==== DATASET SECTION
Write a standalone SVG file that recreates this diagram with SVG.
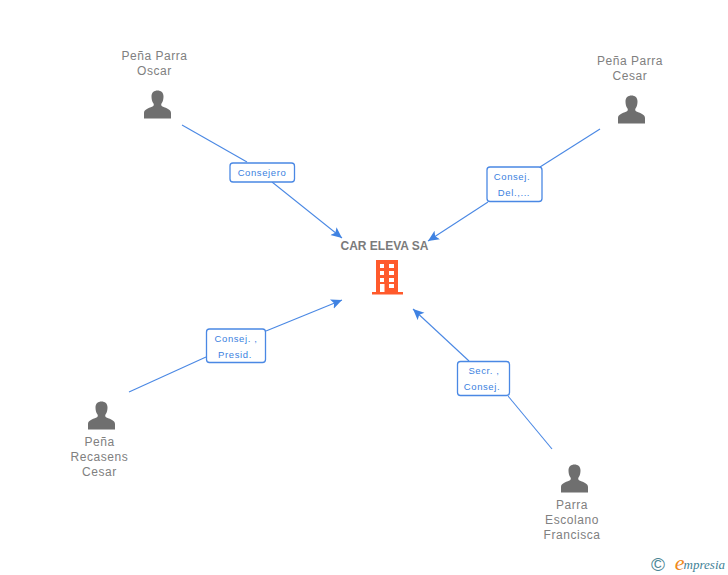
<svg xmlns="http://www.w3.org/2000/svg" width="728" height="575" viewBox="0 0 728 575">
<style>
text{font-family:"Liberation Sans",Arial,sans-serif;text-anchor:middle}
.n{font-size:12px;fill:#808080;letter-spacing:.55px}
.l{font-size:9.500px;fill:#3b7fe0;letter-spacing:.6px}
.c{fill:none;stroke:#4a88e4;stroke-width:1.100;marker-end:url(#a)}
.s{fill:none;stroke:#4a88e4;stroke-width:1.100}
.b{fill:#fff;stroke:#4a88e4;stroke-width:1.300}
.p{fill:#6f6f6f}
</style>
<defs>
<marker id="a" markerUnits="userSpaceOnUse" markerWidth="12" markerHeight="12" refX="11" refY="6" orient="auto"><path d="M0 1L11 6L0 11L2.500 6Z" fill="#3f82e2"/></marker>
<path id="u" d="M-13.500 14.500V9C-13.500 5.500-9.500 4.500-5 2.500C-3.500 1.800-3.500 0.500-4 -0.500C-5.500 -2.500-6 -5-6 -7.500C-6 -11.500-3.500 -13.500 0 -13.500C3.500 -13.500 6 -11.500 6 -7.500C6 -5 5.500 -2.500 4 -0.500C3.500 0.500 3.500 1.800 5 2.500C9.500 4.500 13.500 5.500 13.500 9V14.500Z"/>
</defs>
<g id="connectors">
<path class="s" d="M182 125L247 162"/><path class="c" d="M272 182L342 238"/>
<path class="s" d="M600 129L540 167"/><path class="c" d="M488 202L428 241"/>
<path class="s" d="M129 392L206 357"/><path class="c" d="M266 331L342 300"/>
<path class="s" d="M552 449L508 396"/><path class="c" d="M469 361L413 309"/>
</g>
<g id="center">
<text x="384.500" y="250" style="font-size:12px;font-weight:bold;fill:#7b7b7b">CAR ELEVA SA</text>
<path fill="#ff5a2c" fill-rule="evenodd" d="M376 260H398V292H403V294.500H372V292H376ZM380 264V268H384V264ZM389 264V268H394V264ZM380 271V275H384V271ZM389 271V275H394V271ZM380 278V282H384V278ZM389 278V282H394V278ZM389 284V288H394V284ZM380 284V292H384.500V284Z"/>
</g>
<g id="n1"><use href="#u" class="p" x="157.500" y="104"/><text class="n" x="154.500" y="60">Peña Parra</text><text class="n" x="154.500" y="75">Oscar</text></g>
<g id="n2"><use href="#u" class="p" x="631.500" y="109"/><text class="n" x="630" y="65">Peña Parra</text><text class="n" x="630" y="80">Cesar</text></g>
<g id="n3"><use href="#u" class="p" x="101.500" y="415"/><text class="n" x="99.500" y="446">Peña</text><text class="n" x="99.500" y="461">Recasens</text><text class="n" x="99.500" y="476">Cesar</text></g>
<g id="n4"><use href="#u" class="p" x="574.500" y="478"/><text class="n" x="572" y="509">Parra</text><text class="n" x="572" y="524">Escolano</text><text class="n" x="572" y="539">Francisca</text></g>
<g id="e1"><rect class="b" x="230" y="163" width="64.500" height="19" rx="3"/><text class="l" x="262" y="176">Consejero</text></g>
<g id="e2"><rect class="b" x="487" y="167" width="55" height="34.500" rx="3"/><text class="l" x="512" y="180">Consej.</text><text class="l" x="514" y="196">Del.,...</text></g>
<g id="e3"><rect class="b" x="206.500" y="329" width="59" height="33.500" rx="3"/><text class="l" x="236" y="342">Consej. ,</text><text class="l" x="235" y="358">Presid.</text></g>
<g id="e4"><rect class="b" x="457.500" y="361.500" width="52" height="34" rx="3"/><text class="l" x="484" y="374">Secr. ,</text><text class="l" x="482" y="390">Consej.</text></g>
<g id="logo">
<text x="658" y="571" style="font-size:19px;fill:#4b8595">©</text>
<text x="725" y="570" style="text-anchor:end;font-size:13px;font-style:italic;fill:#3f8296;font-family:'Liberation Serif',serif"><tspan style="font-size:22px;fill:#f08a1c">e</tspan><tspan dy="-1" dx="-1">mpresia</tspan></text>
</g>
</svg>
========
Your task is an exact transcription of all the data, minus the pictures.

CORRECT ANSWER –
Write a standalone SVG file that recreates this diagram with SVG.
<svg xmlns="http://www.w3.org/2000/svg" width="728" height="575" viewBox="0 0 728 575">
<style>
text{font-family:"Liberation Sans",Arial,sans-serif;text-anchor:middle}
.n{font-size:12px;fill:#808080;letter-spacing:.55px}
.l{font-size:9.500px;fill:#3b7fe0;letter-spacing:.6px}
.c{fill:none;stroke:#4a88e4;stroke-width:1.100;marker-end:url(#a)}
.s{fill:none;stroke:#4a88e4;stroke-width:1.100}
.b{fill:#fff;stroke:#4a88e4;stroke-width:1.300}
.p{fill:#6f6f6f}
</style>
<defs>
<marker id="a" markerUnits="userSpaceOnUse" markerWidth="12" markerHeight="12" refX="11" refY="6" orient="auto"><path d="M0 1L11 6L0 11L2.500 6Z" fill="#3f82e2"/></marker>
<path id="u" d="M-13.500 14.500V9C-13.500 5.500-9.500 4.500-5 2.500C-3.500 1.800-3.500 0.500-4 -0.500C-5.500 -2.500-6 -5-6 -7.500C-6 -11.500-3.500 -13.500 0 -13.500C3.500 -13.500 6 -11.500 6 -7.500C6 -5 5.500 -2.500 4 -0.500C3.500 0.500 3.500 1.800 5 2.500C9.500 4.500 13.500 5.500 13.500 9V14.500Z"/>
</defs>
<g id="connectors">
<path class="s" d="M182 125L247 162"/><path class="c" d="M272 182L342 238"/>
<path class="s" d="M600 129L540 167"/><path class="c" d="M488 202L428 241"/>
<path class="s" d="M129 392L206 357"/><path class="c" d="M266 331L342 300"/>
<path class="s" d="M552 449L508 396"/><path class="c" d="M469 361L413 309"/>
</g>
<g id="center">
<text x="384.500" y="250" style="font-size:12px;font-weight:bold;fill:#7b7b7b">CAR ELEVA SA</text>
<path fill="#ff5a2c" fill-rule="evenodd" d="M376 260H398V292H403V294.500H372V292H376ZM380 264V268H384V264ZM389 264V268H394V264ZM380 271V275H384V271ZM389 271V275H394V271ZM380 278V282H384V278ZM389 278V282H394V278ZM389 284V288H394V284ZM380 284V292H384.500V284Z"/>
</g>
<g id="n1"><use href="#u" class="p" x="157.500" y="104"/><text class="n" x="154.500" y="60">Peña Parra</text><text class="n" x="154.500" y="75">Oscar</text></g>
<g id="n2"><use href="#u" class="p" x="631.500" y="109"/><text class="n" x="630" y="65">Peña Parra</text><text class="n" x="630" y="80">Cesar</text></g>
<g id="n3"><use href="#u" class="p" x="101.500" y="415"/><text class="n" x="99.500" y="446">Peña</text><text class="n" x="99.500" y="461">Recasens</text><text class="n" x="99.500" y="476">Cesar</text></g>
<g id="n4"><use href="#u" class="p" x="574.500" y="478"/><text class="n" x="572" y="509">Parra</text><text class="n" x="572" y="524">Escolano</text><text class="n" x="572" y="539">Francisca</text></g>
<g id="e1"><rect class="b" x="230" y="163" width="64.500" height="19" rx="3"/><text class="l" x="262" y="176">Consejero</text></g>
<g id="e2"><rect class="b" x="487" y="167" width="55" height="34.500" rx="3"/><text class="l" x="512" y="180">Consej.</text><text class="l" x="514" y="196">Del.,...</text></g>
<g id="e3"><rect class="b" x="206.500" y="329" width="59" height="33.500" rx="3"/><text class="l" x="236" y="342">Consej. ,</text><text class="l" x="235" y="358">Presid.</text></g>
<g id="e4"><rect class="b" x="457.500" y="361.500" width="52" height="34" rx="3"/><text class="l" x="484" y="374">Secr. ,</text><text class="l" x="482" y="390">Consej.</text></g>
<g id="logo">
<text x="658" y="571" style="font-size:19px;fill:#4b8595">©</text>
<text x="725" y="570" style="text-anchor:end;font-size:13px;font-style:italic;fill:#3f8296;font-family:'Liberation Serif',serif"><tspan style="font-size:22px;fill:#f08a1c">e</tspan><tspan dy="-1" dx="-1">mpresia</tspan></text>
</g>
</svg>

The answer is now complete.